Written exercise >> Transcribe the stretch of entries below from the line with "Convert this chart to Plotly code." through the line with "n_slots = SLOT", exactly and with both ends included; leave out all other lines.

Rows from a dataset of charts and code
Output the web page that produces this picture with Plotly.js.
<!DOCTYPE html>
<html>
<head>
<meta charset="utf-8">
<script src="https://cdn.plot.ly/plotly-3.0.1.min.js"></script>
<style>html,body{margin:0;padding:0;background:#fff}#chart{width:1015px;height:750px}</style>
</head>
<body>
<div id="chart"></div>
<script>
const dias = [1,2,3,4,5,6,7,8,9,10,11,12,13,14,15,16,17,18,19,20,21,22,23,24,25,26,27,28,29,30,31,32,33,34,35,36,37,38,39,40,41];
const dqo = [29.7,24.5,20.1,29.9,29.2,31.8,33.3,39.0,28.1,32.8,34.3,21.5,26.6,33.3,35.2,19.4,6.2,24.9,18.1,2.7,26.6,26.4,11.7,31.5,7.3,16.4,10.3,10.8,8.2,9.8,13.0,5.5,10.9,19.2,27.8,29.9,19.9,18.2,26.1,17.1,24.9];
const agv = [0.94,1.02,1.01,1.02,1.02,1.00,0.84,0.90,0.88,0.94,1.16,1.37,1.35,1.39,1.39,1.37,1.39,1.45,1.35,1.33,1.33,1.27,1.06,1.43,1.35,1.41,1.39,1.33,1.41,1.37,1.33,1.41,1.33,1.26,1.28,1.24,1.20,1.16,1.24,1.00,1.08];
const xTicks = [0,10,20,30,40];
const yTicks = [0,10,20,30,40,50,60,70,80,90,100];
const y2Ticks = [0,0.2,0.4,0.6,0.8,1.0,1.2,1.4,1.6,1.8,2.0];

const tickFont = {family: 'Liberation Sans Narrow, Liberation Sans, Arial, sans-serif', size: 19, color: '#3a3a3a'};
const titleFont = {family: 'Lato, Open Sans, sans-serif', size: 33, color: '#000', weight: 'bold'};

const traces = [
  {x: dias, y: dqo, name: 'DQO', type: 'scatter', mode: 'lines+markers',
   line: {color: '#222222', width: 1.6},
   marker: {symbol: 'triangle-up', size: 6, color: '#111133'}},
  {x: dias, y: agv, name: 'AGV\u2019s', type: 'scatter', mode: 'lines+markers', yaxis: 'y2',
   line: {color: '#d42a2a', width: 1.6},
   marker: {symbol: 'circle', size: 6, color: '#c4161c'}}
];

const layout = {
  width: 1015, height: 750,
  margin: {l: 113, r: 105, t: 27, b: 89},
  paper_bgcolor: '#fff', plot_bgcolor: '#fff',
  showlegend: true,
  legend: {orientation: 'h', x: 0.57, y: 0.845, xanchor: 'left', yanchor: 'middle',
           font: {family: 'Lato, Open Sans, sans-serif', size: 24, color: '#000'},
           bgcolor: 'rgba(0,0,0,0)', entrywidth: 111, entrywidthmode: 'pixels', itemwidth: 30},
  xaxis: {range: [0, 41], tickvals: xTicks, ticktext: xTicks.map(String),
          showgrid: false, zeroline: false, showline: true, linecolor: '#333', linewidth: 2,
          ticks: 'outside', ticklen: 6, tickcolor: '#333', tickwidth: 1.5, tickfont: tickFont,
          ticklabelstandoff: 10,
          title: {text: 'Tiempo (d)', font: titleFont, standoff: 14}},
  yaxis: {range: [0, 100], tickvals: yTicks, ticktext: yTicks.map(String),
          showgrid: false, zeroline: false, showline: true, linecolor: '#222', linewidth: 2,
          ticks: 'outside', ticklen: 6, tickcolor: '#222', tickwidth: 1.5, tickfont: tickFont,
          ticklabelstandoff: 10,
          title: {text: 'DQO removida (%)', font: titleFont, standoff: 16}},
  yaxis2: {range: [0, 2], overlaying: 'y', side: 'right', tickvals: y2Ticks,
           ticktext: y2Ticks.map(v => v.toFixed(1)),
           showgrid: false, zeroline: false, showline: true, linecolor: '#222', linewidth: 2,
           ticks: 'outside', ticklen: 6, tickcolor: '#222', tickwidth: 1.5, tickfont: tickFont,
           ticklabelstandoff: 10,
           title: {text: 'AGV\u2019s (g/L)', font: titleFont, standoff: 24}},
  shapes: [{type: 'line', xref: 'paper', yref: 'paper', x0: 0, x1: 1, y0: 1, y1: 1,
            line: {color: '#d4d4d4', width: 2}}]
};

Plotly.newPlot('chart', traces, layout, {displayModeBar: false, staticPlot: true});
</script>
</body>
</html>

---

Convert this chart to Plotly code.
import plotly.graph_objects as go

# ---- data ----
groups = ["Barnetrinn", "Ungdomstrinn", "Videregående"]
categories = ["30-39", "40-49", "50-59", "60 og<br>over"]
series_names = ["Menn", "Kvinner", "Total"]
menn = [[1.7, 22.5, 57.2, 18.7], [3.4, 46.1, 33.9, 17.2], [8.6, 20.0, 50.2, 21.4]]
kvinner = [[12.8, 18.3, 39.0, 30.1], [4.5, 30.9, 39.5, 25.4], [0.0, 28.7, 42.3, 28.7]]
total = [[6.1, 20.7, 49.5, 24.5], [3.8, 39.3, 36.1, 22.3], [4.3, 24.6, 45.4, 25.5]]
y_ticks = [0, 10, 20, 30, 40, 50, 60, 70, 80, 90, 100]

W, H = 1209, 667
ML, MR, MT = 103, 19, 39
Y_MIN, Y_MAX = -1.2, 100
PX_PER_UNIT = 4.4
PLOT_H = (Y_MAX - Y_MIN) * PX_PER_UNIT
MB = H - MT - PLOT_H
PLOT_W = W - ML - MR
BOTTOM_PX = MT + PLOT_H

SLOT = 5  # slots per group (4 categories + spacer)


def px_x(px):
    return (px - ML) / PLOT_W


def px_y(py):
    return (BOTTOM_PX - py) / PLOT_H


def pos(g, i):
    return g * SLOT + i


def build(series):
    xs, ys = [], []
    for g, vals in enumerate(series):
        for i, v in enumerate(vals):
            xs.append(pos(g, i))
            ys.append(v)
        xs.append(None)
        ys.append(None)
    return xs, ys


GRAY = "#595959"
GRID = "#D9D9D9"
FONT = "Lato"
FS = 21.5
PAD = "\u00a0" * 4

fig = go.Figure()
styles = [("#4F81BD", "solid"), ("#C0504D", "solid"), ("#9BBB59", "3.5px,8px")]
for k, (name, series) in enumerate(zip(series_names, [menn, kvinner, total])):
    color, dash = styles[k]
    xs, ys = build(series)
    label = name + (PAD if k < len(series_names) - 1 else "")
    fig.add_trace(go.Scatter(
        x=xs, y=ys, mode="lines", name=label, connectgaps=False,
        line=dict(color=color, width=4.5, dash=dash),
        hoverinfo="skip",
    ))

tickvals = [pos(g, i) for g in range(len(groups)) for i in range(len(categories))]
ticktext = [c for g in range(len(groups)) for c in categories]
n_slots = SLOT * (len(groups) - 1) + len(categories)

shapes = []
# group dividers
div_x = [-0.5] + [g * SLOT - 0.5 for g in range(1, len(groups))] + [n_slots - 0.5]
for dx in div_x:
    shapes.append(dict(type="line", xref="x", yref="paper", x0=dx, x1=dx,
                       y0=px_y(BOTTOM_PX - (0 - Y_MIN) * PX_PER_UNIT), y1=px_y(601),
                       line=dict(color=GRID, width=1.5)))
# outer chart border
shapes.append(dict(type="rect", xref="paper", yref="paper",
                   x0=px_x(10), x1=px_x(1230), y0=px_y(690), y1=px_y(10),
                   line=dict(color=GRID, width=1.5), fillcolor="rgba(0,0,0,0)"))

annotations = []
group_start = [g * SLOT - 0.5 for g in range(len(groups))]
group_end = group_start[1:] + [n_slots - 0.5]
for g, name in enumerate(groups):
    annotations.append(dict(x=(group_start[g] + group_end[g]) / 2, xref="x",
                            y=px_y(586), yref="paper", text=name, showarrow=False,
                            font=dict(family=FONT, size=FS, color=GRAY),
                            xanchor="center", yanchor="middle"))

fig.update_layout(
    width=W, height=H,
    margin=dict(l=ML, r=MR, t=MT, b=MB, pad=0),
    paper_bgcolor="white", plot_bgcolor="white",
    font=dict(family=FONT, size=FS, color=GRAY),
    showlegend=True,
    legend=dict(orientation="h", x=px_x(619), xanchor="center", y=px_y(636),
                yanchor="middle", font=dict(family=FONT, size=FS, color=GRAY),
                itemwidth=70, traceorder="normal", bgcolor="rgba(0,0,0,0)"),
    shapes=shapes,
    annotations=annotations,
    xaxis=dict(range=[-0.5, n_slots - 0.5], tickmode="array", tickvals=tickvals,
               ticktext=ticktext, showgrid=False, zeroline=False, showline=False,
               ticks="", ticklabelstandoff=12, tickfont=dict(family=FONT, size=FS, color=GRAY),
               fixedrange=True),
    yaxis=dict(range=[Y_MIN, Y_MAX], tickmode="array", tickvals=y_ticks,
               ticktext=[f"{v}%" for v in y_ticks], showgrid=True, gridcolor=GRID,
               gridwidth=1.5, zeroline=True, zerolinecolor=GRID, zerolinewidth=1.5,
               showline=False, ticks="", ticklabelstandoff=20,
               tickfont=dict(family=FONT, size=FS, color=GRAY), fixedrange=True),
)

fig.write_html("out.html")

Solution for this task >>
Convert this chart to Plotly code.
import plotly.graph_objects as go

# ---- data ----
groups = ["Barnetrinn", "Ungdomstrinn", "Videregående"]
categories = ["30-39", "40-49", "50-59", "60 og<br>over"]
series_names = ["Menn", "Kvinner", "Total"]
menn = [[1.7, 22.5, 57.2, 18.7], [3.4, 46.1, 33.9, 17.2], [8.6, 20.0, 50.2, 21.4]]
kvinner = [[12.8, 18.3, 39.0, 30.1], [4.5, 30.9, 39.5, 25.4], [0.0, 28.7, 42.3, 28.7]]
total = [[6.1, 20.7, 49.5, 24.5], [3.8, 39.3, 36.1, 22.3], [4.3, 24.6, 45.4, 25.5]]
y_ticks = [0, 10, 20, 30, 40, 50, 60, 70, 80, 90, 100]

W, H = 1209, 667
ML, MR, MT = 103, 19, 39
Y_MIN, Y_MAX = -1.2, 100
PX_PER_UNIT = 4.4
PLOT_H = (Y_MAX - Y_MIN) * PX_PER_UNIT
MB = H - MT - PLOT_H
PLOT_W = W - ML - MR
BOTTOM_PX = MT + PLOT_H

SLOT = 5  # slots per group (4 categories + spacer)


def px_x(px):
    return (px - ML) / PLOT_W


def px_y(py):
    return (BOTTOM_PX - py) / PLOT_H


def pos(g, i):
    return g * SLOT + i


def build(series):
    xs, ys = [], []
    for g, vals in enumerate(series):
        for i, v in enumerate(vals):
            xs.append(pos(g, i))
            ys.append(v)
        xs.append(None)
        ys.append(None)
    return xs, ys


GRAY = "#595959"
GRID = "#D9D9D9"
FONT = "Lato"
FS = 21.5
PAD = "\u00a0" * 4

fig = go.Figure()
styles = [("#4F81BD", "solid"), ("#C0504D", "solid"), ("#9BBB59", "3.5px,8px")]
for k, (name, series) in enumerate(zip(series_names, [menn, kvinner, total])):
    color, dash = styles[k]
    xs, ys = build(series)
    label = name + (PAD if k < len(series_names) - 1 else "")
    fig.add_trace(go.Scatter(
        x=xs, y=ys, mode="lines", name=label, connectgaps=False,
        line=dict(color=color, width=4.5, dash=dash),
        hoverinfo="skip",
    ))

tickvals = [pos(g, i) for g in range(len(groups)) for i in range(len(categories))]
ticktext = [c for g in range(len(groups)) for c in categories]
n_slots = SLOT * (len(groups) - 1) + len(categories)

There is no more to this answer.